What are Rare-Earth Metals?

  • Rare earth metals are a group of 17 elements with unique properties, including high magnetic strength, heat resistance, and electrical conductivity.
  • The group includes lanthanum, cerium, praseodymium, neodymium, promethium, europium, gadolinium, terbium, dysprosium, holmium, erbium, thulium, ytterbium, lutetium, scandium, and yttrium.
  • Despite the name, they are not particularly rare, but they are difficult to extract in large quantities and are often found mixed with other minerals.

Why Demand For Rare Earth Metals is Increasing?

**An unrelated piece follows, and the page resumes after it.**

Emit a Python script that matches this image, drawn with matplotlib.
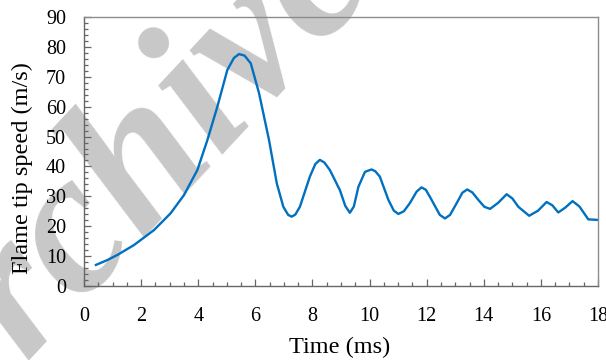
import matplotlib.pyplot as plt
from matplotlib.ticker import MultipleLocator

# flame tip speed trace
time_ms = [0.38, 0.8, 1.17, 1.75, 2.45, 3.03, 3.5, 3.97, 4.32, 4.67, 5.02, 5.25,
           5.43, 5.62, 5.84, 6.13, 6.48, 6.75, 6.98, 7.15, 7.27, 7.4, 7.56, 7.91,
           8.1, 8.26, 8.42, 8.61, 8.96, 9.15, 9.31, 9.45, 9.61, 9.84, 10.07, 10.2,
           10.36, 10.66, 10.85, 11.01, 11.2, 11.41, 11.65, 11.82, 11.97, 12.11,
           12.46, 12.64, 12.82, 13.05, 13.25, 13.42, 13.6, 13.81, 14.02, 14.22,
           14.5, 14.8, 15.0, 15.21, 15.59, 15.9, 16.2, 16.4, 16.61, 16.85, 17.11,
           17.35, 17.66, 18.0]
speed = [6.9, 8.6, 10.4, 13.7, 18.7, 24.3, 30.4, 38.8, 48.8, 60.0, 72.3, 76.3,
         77.6, 77.1, 74.5, 64.5, 48.8, 34.4, 26.5, 23.8, 23.2, 23.9, 26.5, 36.6,
         40.8, 42.2, 41.3, 38.8, 32.1, 26.8, 24.5, 26.6, 33.2, 38.2, 39.0, 38.4,
         36.6, 28.8, 25.2, 24.1, 25.0, 27.7, 31.6, 33.0, 32.2, 29.9,
         23.8, 22.6, 23.8, 27.7, 31.2, 32.3, 31.3, 28.8, 26.5, 25.8,
         27.8, 30.7, 29.3, 26.5, 23.5, 25.2, 28.1, 27.0, 24.6, 26.2, 28.4,
         26.6, 22.3, 22.1]

x_ticks = list(range(0, 19, 2))
y_ticks = list(range(0, 91, 10))

plt.rcParams["font.family"] = ["Liberation Serif", "DejaVu Serif"]

fig = plt.figure(figsize=(6.06, 3.6), dpi=100)
ax = fig.add_axes([84 / 606, 1 - 286 / 360, 514 / 606, 269 / 360])
ax.set_facecolor("none")

# gray "Archive" stamp behind the plot
fig.text(125 / 606, 1 - 197 / 360, "Archive", fontsize=146, fontweight="bold",
         style="italic", color="#c8c8c8", rotation=47, ha="center", va="center",
         zorder=-1)

ax.plot(time_ms, speed, color="#0070c0", linewidth=1.7, solid_capstyle="butt")

ax.set_xlim(0, 18)
ax.set_ylim(0, 90)
ax.set_xticks(x_ticks)
ax.set_yticks(y_ticks)
ax.xaxis.set_minor_locator(MultipleLocator(0.5))
ax.yaxis.set_minor_locator(MultipleLocator(2))
ax.tick_params(which="both", direction="in", color="#666666", labelsize=14.5, width=0.9)
ax.tick_params(axis="x", which="major", length=5, pad=15)
ax.tick_params(axis="y", which="major", length=5, pad=13)
ax.tick_params(which="minor", length=3)
for name, spine in ax.spines.items():
    spine.set_linewidth(1.0)
    spine.set_color("#666666" if name in ("left", "bottom") else "#8c8c8c")

ax.set_xlabel("Time (ms)", fontsize=17.5)
ax.set_ylabel("Flame tip speed (m/s)", fontsize=17.5)
ax.xaxis.set_label_coords(0.497, -0.19)
ax.yaxis.set_label_coords(-0.099, 0.44)

fig.savefig("out.png", dpi=100)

  • Renewable Energy Technologies :
    • The growth of renewable energy technologies such as wind turbines, solar panels, and electric vehicles is driving the demand for rare earth minerals and metals.
    • These minerals are used in the production of key components such as magnets, batteries, and generators.
    • For example, neodymium, praseodymium, and dysprosium are used in the production of wind turbines, and lithium, cobalt, and nickel are used in batteries for electric vehicles.
  • Consumer Electronics :
    • Rare earth minerals and metals are also used in the production of consumer electronics such as smartphones, laptops, and TVs.
    • These minerals are used to make screens, speakers, and other components.
    • For example, europium is used in the production of red phosphors for screens, and terbium is used in the production of green phosphors.
  • Defense Technologies :
    • Rare earth minerals and metals are used in the production of defense technologies such as missiles, aircraft engines, and radar systems.
    • These minerals are used to make alloys, magnets, and other components.
    • For example, yttrium is used in the production of jet engine components, and europium and gadolinium are used in radar systems.
  • Medical Technologies :
    • Rare earth minerals and metals are used in the production of medical technologies such as MRI machines and X-ray machines.
    • These minerals are used to make magnets and other components.
    • For example, gadolinium is used in the production of MRI contrast agents.
  • Agriculture :
    • Rare earth minerals and metals are used in agriculture as fertilizers and soil conditioners.
    • These minerals are used to provide nutrients and improve soil quality.
    • For example, lanthanum and cerium are used as fertilizers for crops.

Way Forward:

  • To mitigate the negative impacts of deep-sea mining, several measures need to be taken.
  • One of the key measures is to conduct comprehensive environmental impact assessments (EIAs) before any mining activities are undertaken.
  • These assessments should take into account the potential impacts of mining on the marine environment and identify measures to mitigate these impacts.
  • The mining industry should also be required to follow strict regulations and standards that limit the amount of pollution and damage that can be caused by mining activities.
  • Another measure that can be taken is the implementation of a marine protected area (MPA) around deep-sea mining sites.
  • MPAs can help to protect vulnerable marine habitats and reduce the impact of mining activities on marine biodiversity.
  • The establishment of MPAs can also provide a framework for monitoring and enforcing regulations on mining activities.

Conclusion:

  • Deep-sea mining poses significant environmental concerns, and the potential negative impacts need to be carefully considered and mitigated.
  • While deep-sea mining may be necessary for the development of renewable energy, it is essential to ensure that mining activities are conducted in a sustainable and responsible manner.
  • The implementation of comprehensive environmental impact assessments and the establishment of marine protected areas can help to minimize the negative impacts of deep-sea mining on the marine ecosystem.

Source: The Indian Express

Mains Question:

Q. Discuss the pros and cons of deep-sea mining for polymetallic nodules for the renewable energy transition. (150 Words).